By increasing the size of identifiers, at least on 64-bit machines
(which isn't as easy as it first might seem) we get further room for
improvement. Besides the obvious improvement of not reusing
identifiers as fast as we currently do, it makes it possible to
further avoid contention when inserting elements in the table. At
least if we drop this ordering property, which isn't that useful
anyway.

### Some Benchmark Results ###

In order to test modifications of the process table we ran a couple of
benchmarks where lots of processes are spawned and terminated
simultaneously, and got a speedup of between 150-200%. Running a
similar benchmark but with ports we got a speedup of about 130%.

The BIF `erlang:is_process_alive/1` is the closest you can get to a
process table lookup only.
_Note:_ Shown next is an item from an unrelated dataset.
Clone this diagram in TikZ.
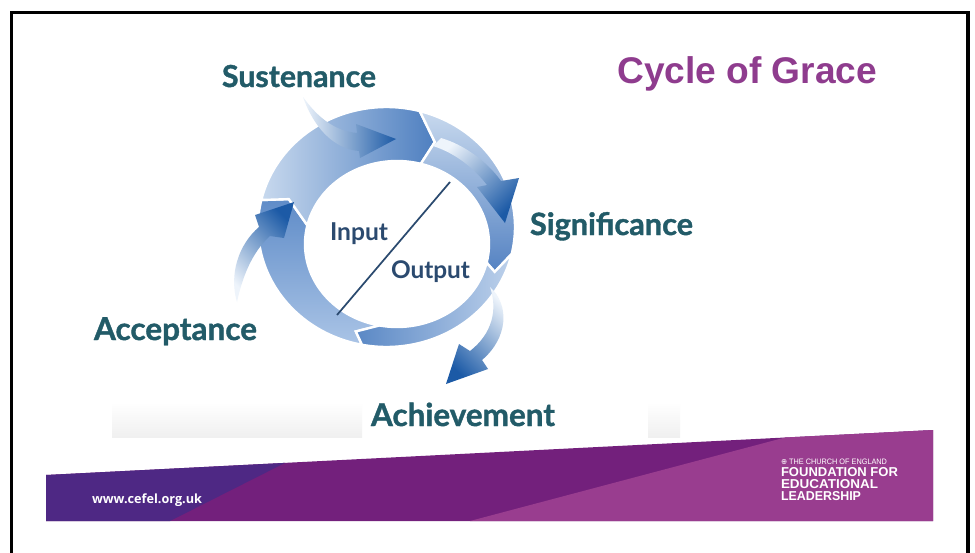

The BIF looks up the process corresponding
to the process identifier passed as argument, and then checks if it is
alive. By running multiple processes looping over this BIF checking
the same process, we get a speedup between 20000-23000%. Conceptually
this operation only involve read operations. In the implementation
used in R16B also only read operation are performed, while the
previous implementation need to lock structures in order to read the
data, suffering from both lock contention and contention due to
modifications of cache lines used by lock internal data structures and
the reference counter on the process being looked up.

The benchmarks were run on a relatively new machine with an Intel i7
quad core processor with hyper-threading using 8 schedulers. On a
machine with more communication overhead and/or larger amount of
logical processors the speedups are expected to be even larger.